Building a Recovery System for AI Pipelines That Refuse to Die Quietly

The worst failure mode in any automated system is not a crash.

A crash is loud. It leaves a stack trace. It tells you what happened.

The worst failure mode is silence.

The process disappears. No error. No output. No indication that anything was ever running. You wake up the next morning expecting a finished audiobook chapter and instead you find an empty directory and a ghost.

That happened to me three times before I decided to fix it properly.

The Problem With Long-Running AI Jobs

My narrator pipeline generates audiobook chapters using a local TTS model. A single chapter can take hours. The model uses most of my GPU's 12GB of VRAM. Workers occasionally crash from memory pressure. The pipeline has resume logic, but only if someone is around to trigger it.

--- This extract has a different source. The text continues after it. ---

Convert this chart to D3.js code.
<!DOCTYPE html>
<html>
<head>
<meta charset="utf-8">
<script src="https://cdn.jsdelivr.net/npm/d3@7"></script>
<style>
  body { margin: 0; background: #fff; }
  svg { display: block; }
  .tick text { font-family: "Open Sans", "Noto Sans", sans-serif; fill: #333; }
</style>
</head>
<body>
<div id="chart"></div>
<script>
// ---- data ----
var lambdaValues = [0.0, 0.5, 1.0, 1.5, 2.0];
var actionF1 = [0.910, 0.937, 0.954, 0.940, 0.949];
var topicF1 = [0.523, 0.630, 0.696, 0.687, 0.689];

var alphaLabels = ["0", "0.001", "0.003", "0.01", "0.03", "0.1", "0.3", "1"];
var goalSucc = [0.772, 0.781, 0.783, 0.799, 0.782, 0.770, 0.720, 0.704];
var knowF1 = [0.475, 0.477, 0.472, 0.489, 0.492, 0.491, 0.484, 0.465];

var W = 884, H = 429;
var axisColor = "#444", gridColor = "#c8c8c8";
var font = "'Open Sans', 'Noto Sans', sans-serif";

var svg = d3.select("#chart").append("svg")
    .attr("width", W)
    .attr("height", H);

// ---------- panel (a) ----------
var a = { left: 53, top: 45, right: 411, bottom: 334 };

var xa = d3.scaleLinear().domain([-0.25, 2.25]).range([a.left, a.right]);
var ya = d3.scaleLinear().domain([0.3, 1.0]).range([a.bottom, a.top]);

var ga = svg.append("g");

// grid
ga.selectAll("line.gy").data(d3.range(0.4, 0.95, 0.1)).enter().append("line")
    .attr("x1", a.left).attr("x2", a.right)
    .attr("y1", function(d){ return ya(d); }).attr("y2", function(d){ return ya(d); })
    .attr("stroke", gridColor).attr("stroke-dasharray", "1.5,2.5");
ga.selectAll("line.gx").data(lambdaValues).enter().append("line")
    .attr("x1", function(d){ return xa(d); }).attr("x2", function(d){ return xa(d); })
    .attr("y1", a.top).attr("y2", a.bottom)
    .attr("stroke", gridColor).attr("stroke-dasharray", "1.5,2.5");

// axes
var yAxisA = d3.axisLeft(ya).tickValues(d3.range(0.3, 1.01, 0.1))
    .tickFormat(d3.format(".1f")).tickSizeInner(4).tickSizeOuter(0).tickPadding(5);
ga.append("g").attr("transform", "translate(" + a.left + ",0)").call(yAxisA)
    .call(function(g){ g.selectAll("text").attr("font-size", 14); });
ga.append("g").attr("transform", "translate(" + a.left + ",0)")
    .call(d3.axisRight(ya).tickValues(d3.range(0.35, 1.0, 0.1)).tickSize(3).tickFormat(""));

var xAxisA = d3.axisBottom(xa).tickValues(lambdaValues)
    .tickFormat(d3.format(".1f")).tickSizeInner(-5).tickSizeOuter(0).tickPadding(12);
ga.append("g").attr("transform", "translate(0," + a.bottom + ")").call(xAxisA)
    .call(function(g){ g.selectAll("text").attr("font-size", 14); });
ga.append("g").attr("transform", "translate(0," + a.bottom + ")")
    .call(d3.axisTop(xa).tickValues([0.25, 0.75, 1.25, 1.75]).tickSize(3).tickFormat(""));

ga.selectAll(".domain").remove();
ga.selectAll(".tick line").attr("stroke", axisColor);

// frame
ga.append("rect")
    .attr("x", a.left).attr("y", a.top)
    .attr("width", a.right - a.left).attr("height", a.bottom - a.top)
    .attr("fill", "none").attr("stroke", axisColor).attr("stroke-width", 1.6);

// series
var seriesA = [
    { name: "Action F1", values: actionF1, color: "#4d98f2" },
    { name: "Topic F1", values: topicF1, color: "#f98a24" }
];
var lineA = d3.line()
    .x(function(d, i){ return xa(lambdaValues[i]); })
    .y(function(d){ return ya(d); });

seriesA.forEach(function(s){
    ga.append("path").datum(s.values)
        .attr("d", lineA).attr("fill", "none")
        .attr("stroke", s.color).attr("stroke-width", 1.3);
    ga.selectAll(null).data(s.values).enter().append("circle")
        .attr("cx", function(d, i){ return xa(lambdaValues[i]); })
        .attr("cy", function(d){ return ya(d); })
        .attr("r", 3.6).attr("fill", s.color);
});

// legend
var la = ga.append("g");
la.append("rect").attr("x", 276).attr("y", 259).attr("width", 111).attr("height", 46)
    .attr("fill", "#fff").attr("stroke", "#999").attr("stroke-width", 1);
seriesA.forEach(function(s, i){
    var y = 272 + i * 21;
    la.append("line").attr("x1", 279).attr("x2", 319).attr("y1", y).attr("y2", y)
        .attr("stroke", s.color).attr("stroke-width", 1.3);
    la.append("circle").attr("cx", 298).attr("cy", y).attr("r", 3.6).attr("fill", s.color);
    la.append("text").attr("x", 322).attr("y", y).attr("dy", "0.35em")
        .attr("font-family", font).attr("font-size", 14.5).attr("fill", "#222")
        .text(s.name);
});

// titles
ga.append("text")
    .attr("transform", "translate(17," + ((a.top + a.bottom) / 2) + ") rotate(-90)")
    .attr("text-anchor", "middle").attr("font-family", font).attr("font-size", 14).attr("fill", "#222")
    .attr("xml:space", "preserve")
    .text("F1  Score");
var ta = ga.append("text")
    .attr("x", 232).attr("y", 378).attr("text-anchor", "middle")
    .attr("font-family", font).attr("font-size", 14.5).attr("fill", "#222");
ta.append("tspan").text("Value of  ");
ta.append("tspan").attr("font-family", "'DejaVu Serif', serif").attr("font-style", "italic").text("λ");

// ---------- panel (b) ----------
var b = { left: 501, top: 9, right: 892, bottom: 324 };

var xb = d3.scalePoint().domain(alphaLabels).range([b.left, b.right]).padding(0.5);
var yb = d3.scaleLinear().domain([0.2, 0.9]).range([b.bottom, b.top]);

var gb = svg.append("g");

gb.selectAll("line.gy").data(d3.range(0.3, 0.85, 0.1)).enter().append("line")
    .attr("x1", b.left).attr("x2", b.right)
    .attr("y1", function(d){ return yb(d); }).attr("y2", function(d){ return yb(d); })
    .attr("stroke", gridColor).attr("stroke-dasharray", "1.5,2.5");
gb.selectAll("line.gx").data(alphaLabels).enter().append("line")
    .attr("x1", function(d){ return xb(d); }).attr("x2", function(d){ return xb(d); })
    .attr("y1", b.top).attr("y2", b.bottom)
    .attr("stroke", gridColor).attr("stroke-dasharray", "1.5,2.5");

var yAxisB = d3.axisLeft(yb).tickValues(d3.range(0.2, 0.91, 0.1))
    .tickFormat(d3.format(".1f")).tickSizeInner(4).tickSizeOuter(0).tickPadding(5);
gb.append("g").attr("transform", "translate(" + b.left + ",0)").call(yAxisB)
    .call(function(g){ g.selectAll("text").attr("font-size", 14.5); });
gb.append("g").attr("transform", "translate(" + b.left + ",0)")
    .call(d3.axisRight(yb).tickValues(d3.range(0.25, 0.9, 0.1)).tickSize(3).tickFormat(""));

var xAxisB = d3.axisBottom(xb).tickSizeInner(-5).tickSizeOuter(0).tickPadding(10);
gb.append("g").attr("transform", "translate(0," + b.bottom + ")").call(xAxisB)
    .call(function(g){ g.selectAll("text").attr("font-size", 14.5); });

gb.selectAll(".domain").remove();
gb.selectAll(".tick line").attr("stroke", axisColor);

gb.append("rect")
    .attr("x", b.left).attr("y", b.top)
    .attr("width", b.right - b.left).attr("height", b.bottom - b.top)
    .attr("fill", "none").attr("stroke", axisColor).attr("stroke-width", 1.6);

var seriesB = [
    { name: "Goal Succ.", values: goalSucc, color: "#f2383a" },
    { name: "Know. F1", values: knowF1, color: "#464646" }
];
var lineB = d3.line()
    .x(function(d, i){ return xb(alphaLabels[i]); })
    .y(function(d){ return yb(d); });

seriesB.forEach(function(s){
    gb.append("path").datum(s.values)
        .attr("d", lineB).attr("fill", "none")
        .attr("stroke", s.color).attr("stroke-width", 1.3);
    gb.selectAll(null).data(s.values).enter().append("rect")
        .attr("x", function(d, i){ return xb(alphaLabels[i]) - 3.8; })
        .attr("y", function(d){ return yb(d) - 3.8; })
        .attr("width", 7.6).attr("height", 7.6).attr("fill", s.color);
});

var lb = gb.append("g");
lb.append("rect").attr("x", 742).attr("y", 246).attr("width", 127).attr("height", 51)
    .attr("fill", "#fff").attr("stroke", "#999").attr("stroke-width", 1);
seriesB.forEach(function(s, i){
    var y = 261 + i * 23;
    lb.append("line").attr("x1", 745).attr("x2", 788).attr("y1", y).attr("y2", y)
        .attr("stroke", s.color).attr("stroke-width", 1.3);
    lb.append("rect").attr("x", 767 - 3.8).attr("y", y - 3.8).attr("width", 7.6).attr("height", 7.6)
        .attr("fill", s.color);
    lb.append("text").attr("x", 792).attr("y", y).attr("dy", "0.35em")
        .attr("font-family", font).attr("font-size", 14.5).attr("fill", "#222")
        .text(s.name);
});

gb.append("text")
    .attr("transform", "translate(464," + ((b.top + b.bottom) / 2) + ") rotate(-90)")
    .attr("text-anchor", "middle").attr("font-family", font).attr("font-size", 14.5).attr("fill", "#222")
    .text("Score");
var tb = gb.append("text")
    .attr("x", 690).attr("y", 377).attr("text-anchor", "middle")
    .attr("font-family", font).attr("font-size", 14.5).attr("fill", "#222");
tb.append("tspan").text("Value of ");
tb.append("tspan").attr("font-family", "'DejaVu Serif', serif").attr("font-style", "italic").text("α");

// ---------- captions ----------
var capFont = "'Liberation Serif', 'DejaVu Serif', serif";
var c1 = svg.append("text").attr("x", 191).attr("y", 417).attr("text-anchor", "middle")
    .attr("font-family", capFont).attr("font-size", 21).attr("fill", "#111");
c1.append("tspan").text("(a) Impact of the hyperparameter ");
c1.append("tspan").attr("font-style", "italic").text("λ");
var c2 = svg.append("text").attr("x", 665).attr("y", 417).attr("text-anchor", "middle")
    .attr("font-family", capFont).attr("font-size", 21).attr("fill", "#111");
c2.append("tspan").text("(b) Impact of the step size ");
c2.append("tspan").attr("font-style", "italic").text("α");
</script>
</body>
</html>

Overnight runs were the worst. I would start a chapter before bed, check on it in the morning, and find nothing. No audio. No log file. No error message. Just a process that had quietly stopped existing at some point during the night.

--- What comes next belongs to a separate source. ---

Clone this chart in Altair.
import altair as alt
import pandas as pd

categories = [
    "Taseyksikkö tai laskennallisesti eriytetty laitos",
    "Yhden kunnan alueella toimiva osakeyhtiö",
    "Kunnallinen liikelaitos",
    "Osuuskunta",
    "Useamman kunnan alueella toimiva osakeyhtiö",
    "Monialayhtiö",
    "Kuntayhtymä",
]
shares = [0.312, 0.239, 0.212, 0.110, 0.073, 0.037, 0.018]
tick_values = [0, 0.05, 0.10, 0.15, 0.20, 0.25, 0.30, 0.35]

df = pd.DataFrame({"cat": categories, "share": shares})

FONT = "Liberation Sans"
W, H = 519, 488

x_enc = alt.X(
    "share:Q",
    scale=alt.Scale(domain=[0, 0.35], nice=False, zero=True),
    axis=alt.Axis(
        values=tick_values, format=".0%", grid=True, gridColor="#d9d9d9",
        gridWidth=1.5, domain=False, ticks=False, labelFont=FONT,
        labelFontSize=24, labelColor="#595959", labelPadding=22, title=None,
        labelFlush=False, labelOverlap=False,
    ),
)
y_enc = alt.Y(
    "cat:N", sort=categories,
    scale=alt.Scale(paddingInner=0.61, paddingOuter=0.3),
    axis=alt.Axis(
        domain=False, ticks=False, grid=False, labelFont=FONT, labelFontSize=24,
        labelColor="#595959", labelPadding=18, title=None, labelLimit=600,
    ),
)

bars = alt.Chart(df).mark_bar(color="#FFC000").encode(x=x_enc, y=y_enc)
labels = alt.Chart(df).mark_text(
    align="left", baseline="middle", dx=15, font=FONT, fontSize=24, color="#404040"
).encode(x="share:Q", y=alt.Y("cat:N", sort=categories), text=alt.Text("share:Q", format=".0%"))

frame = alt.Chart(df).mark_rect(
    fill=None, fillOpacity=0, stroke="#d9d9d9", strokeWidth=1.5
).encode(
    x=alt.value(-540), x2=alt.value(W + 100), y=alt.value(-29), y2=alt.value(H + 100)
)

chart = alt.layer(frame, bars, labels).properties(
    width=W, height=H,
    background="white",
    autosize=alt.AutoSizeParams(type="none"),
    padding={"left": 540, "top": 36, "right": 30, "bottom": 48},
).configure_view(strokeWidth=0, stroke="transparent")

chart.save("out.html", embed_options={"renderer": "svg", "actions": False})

The pipeline could resume itself. It had the capability. It just needed someone to restart it.

That is not good enough.

The Recovery Pattern

I built a PowerShell script that runs every five minutes as part of Karl's heartbeat check. It does four things:

Check the catalog. Every TTS job writes a catalog entry before it starts. The entry includes the book title, output directory, a full restart command, retry count, and maximum retries. If there is no catalog entry, there is nothing to recover.

Check if the process is alive. If the catalog shows a job in progress but no narrator-tts process is running, the job died. That is the silent failure.

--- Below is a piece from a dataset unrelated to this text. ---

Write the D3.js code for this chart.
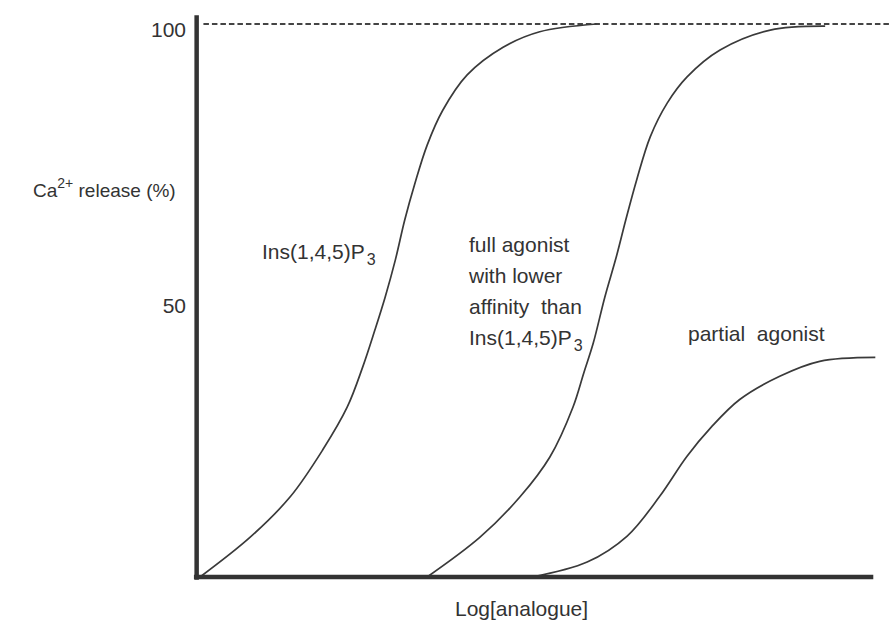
<!DOCTYPE html>
<html>
<head>
<meta charset="utf-8">
<script src="https://cdn.jsdelivr.net/npm/d3@7"></script>
<style>
  html, body { margin: 0; padding: 0; background: #fff; }
  svg { display: block; }
  text { font-family: "Liberation Sans", Arial, Helvetica, sans-serif; fill: #333; }
</style>
</head>
<body>
<svg id="chart" width="891" height="622"></svg>
<script>
// ---- Data ----
// x = log[analogue] position on an arbitrary 0–100 scale, y = Ca2+ release (%)
const ins145P3_x = [0.3, 7.7, 13.6, 18.4, 22.0, 24.3, 26.1, 27.6, 29.1, 30.5, 32.0, 33.8, 36.1, 39.7, 45.0, 50.4, 58.8];
const ins145P3_y = [0, 7.2, 14.5, 23.0, 30.7, 38.0, 44.7, 50.6, 57.3, 64.6, 71.2, 78.1, 84.4, 90.8, 95.8, 98.6, 100];

const fullAgonist_x = [33.8, 41.6, 47.5, 51.9, 55.3, 56.9, 58.3, 60.0, 61.7, 63.1, 64.7, 66.7, 69.2, 72.1, 77.0, 84.4, 92.5];
const fullAgonist_y = [0, 7.2, 14.5, 21.7, 30.7, 36.9, 42.3, 50.6, 57.9, 64.6, 71.8, 79.6, 85.7, 90.4, 95.3, 98.9, 99.6];

const partialAgonist_x = [49.3, 57.4, 63.3, 68.1, 72.1, 75.7, 79.9, 85.8, 91.7, 99.9];
const partialAgonist_y = [0, 2.7, 7.4, 14.6, 21.8, 27.1, 32.1, 36.3, 39.0, 39.7];

const yTickValues = [50, 100];
const yTickLabels = ["50", "100"];
const maxLevel = 100;

// ---- Layout ----
const svg = d3.select("#chart");
const x = d3.scaleLinear().domain([0, 100]).range([198, 876]);
const y = d3.scaleLinear().domain([0, 100]).range([577, 24]);

const ink = "#333";
const FS = "21px";

// dashed 100% line
svg.append("line")
  .attr("x1", x(0.8)).attr("x2", 891)
  .attr("y1", y(maxLevel)).attr("y2", y(maxLevel))
  .attr("stroke", "#444").attr("stroke-width", 2)
  .attr("stroke-dasharray", "5.5,3");

// curves
const line = d3.line().x(d => x(d[0])).y(d => y(d[1])).curve(d3.curveCatmullRom.alpha(0.5));
const series = [
  d3.zip(ins145P3_x, ins145P3_y),
  d3.zip(fullAgonist_x, fullAgonist_y),
  d3.zip(partialAgonist_x, partialAgonist_y)
];
svg.selectAll("path.curve").data(series).enter().append("path")
  .attr("class", "curve")
  .attr("d", line)
  .attr("fill", "none")
  .attr("stroke", "#3a3a3a")
  .attr("stroke-width", 1.7);

// axes lines (thick)
svg.append("line")
  .attr("x1", x(-0.2)).attr("x2", x(-0.2))
  .attr("y1", y(-0.5)).attr("y2", y(101.6))
  .attr("stroke", ink).attr("stroke-width", 4.5);
svg.append("line")
  .attr("x1", x(-0.6)).attr("x2", x(99.6))
  .attr("y1", y(0)).attr("y2", y(0))
  .attr("stroke", ink).attr("stroke-width", 4.5);

// y tick labels via axis generator
const yAxis = d3.axisLeft(y).tickValues(yTickValues).tickSize(0).tickPadding(0)
  .tickFormat((d, i) => yTickLabels[i]);
const gy = svg.append("g").attr("transform", `translate(${x(0) - 12},0)`).call(yAxis);
gy.select(".domain").remove();
gy.selectAll("text")
  .attr("dy", null).attr("y", 12)
  .style("font-size", FS)
  .style("font-family", '"Liberation Sans", Arial, sans-serif')
  .attr("fill", ink);

// y-axis title (left of the axis)
const yt = svg.append("text").attr("x", 33).attr("y", 197).style("font-size", "19px");
yt.append("tspan").text("Ca");
yt.append("tspan").attr("dy", -9).style("font-size", "14px").text("2+");
yt.append("tspan").attr("dy", 9).text(" release (%)");

// x-axis title
svg.append("text").attr("x", 455).attr("y", 616).style("font-size", FS).text("Log[analogue]");

// curve labels
function insLabel(xp, yp) {
  const t = svg.append("text").attr("x", xp).attr("y", yp).style("font-size", FS);
  t.append("tspan").text("Ins(1,4,5)P");
  t.append("tspan").attr("dy", 6).attr("dx", 2).style("font-size", "16px").text("3");
}
insLabel(262, 259);

const fullLines = ["full agonist", "with lower", "affinity  than"];
fullLines.forEach((s, i) => {
  svg.append("text").attr("x", 469).attr("y", 252 + i * 31).style("font-size", FS)
    .style("white-space", "pre").attr("xml:space", "preserve").text(s);
});
insLabel(469, 345);

svg.append("text").attr("x", 688).attr("y", 341).style("font-size", FS)
  .attr("xml:space", "preserve").style("white-space", "pre").text("partial  agonist");
</script>
</body>
</html>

Restart the job. The script takes the stored restart command, adds a resume flag, and relaunches the pipeline. The retry count gets incremented.

Give up gracefully. After three failed retries, or two retries with zero progress, the job gets marked as failed. The system stops trying and flags it for human attention. I use simple linear retries because failures are almost always process death or OOM — not transient network errors. Exponential backoff with jitter would be appropriate for network-dependent jobs, but for local GPU workloads, the failure mode doesn't benefit from delay.

Why Pre-Flight Writes Matter

The most important lesson was non-negotiable: every job must write its catalog entry before it starts.

Not after the first chapter. Not when the first segment completes. Before the pipeline begins.

If the catalog entry does not exist before the job starts, the recovery system has no way to know a job was supposed to be running. This is exactly how my overnight runs disappeared. No catalog entry meant no recovery.

This is essentially a write-ahead intent log — the same pattern databases use for crash recovery. It is a general principle that applies far beyond TTS. Any long-running AI process should write its intent to a durable store before it begins execution. Not for convenience. For survival.

If the system crashes before writing its intent, nobody knows it was supposed to be there.

The Heartbeat Integration

The recovery script runs inside Karl's heartbeat loop. Every five minutes, Karl checks:

  • Are there any stale jobs in the catalog?
  • Is the process that should be running actually running?
  • Should I restart it?

This is cheap. The script runs in under a second. It checks a JSON file and queries running processes. No GPU usage, no network calls, no overhead.

But it catches failures that would otherwise be invisible.

The Three Categories of Failure

After running this system for a while, I started noticing patterns in how AI pipelines fail.

Loud failures. The process crashes with a stack trace. The OS logs an error. This is the easiest category because you know immediately that something went wrong.

Quiet failures. The process exits cleanly but produced no useful output. Maybe the model loaded but generated silence. Maybe the configuration was wrong. The pipeline thinks it succeeded. The recovery system does not trigger because the process is no longer running, but it was never marked as failed.

Silent failures. The process disappears. No trace. No exit code. This is the category that killed my overnight runs. The only way to catch these is external monitoring — something outside the pipeline checking whether it is still alive.

The recovery system handles all three. Loud failures trigger a restart. Quiet failures get caught when the output does not match expectations. Silent failures get caught by the process liveness check.

What I Would Do Differently

The system works, but there are improvements I can already see.

The catalog entry should include expected output size or segment count, so the recovery system can detect quiet failures where the process ran but produced almost nothing.

The retry logic should be smarter about failure causes. An out-of-memory crash is transient and worth retrying. A configuration error will fail the same way every time. Right now the system retries both identically.

And the recovery script should run health checks before restarting — is there enough VRAM? Is Ollama running? Is there disk space? Restarting a job that will immediately crash again just wastes the retry budget.

But the core pattern is sound. Write your intent. Check your liveness. Restart on failure. Give up gracefully.

It is not glamorous engineering. But it is the difference between a system that works when you are watching and a system that works while you sleep.